Whispers of national recessions, market crashes and
popping property bubbles have been doing the rounds for decades. Yet, many
property investors continue to thrive, despite both real and speculated
economic ups and downs.
What is the secret to choosing a property that has
growing value, as opposed to a dead end investment that never pays off?
1. Research the Area’s Future
If you don’t take the time to get an understanding
of both the zoning and future planning of your potential investment area, you
could miss out on some incredible opportunities.
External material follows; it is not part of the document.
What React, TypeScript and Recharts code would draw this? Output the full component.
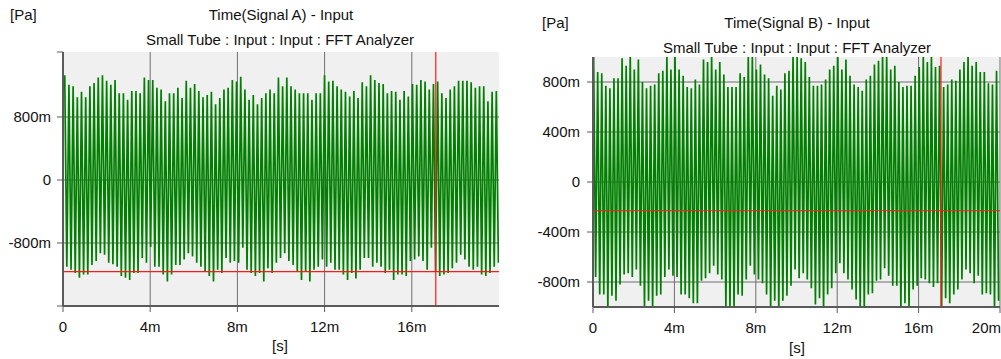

Take, for example, the recent case of a property
for sale in Brisbane. Two years ago, buyers were put off from purchasing this
property because of its consistently noisy neighbour - a very active live music
venue.
However, few potential investors bothered to
investigate the future of the music venue. If they had done their homework,
they would have known that the venue was under a 2-year lease that was not,
under any circumstances, going to be renewed.
The lease is now up, and the music venue is set to
be demolished and replaced with an apartment development. Meanwhile, the savvy
buyer of the previously unwanted property nearby is now enjoying the financial
benefits of owning land that is now in a highly desirable location.
The bottom line: Areas are constantly evolving, and
when you invest in a property you’re investing not in the present vicinity, but
in its future surroundings.
2. Renovate with an End Game
Television shows like The Block, Renovation Rumble
and House Rules all emphasise the importance of wowing buyers with the latest
in home technology, style and design.
In reality, however, there’s no prize for having an
investment property with all the latest bells and whistles if those extra
trimmings aren’t what the renters or buyers you target want.
When it comes to renovating, prioritise
improvements that are suited to the type of people likely to move to your area.
Don't buy a pool when retirees dominate your neighbourhood or install a
fireplace when you're trying to sell to a young family.
The bottom line: Stay on top of the market by
renovating smart. Seek the advice of a property manager before you start on
your renovations as they’ll be able to tell you what changes will directly
improve your rental or resale value.
3. Fully Understand the Area
If size, features, location and price are your only
considerations when purchasing an investment property, you could be setting
yourself up for failure. Why? Because a property’s long-term value is largely
determined by the rest of the neighbourhood and its inhabitants. Before you
purchase, ask yourself the following questions:
·
What is the demographic of the local area – are your neighbours
interested in and capable of increasing their own property values?
·
Are there signs of economic growth in the area, including increased
local business activity, employment opportunities and investment in
infrastructure?
·
Does the property you’re interested in have unique selling points, or is there many similar
properties on the market that could lead to oversupply later down the track?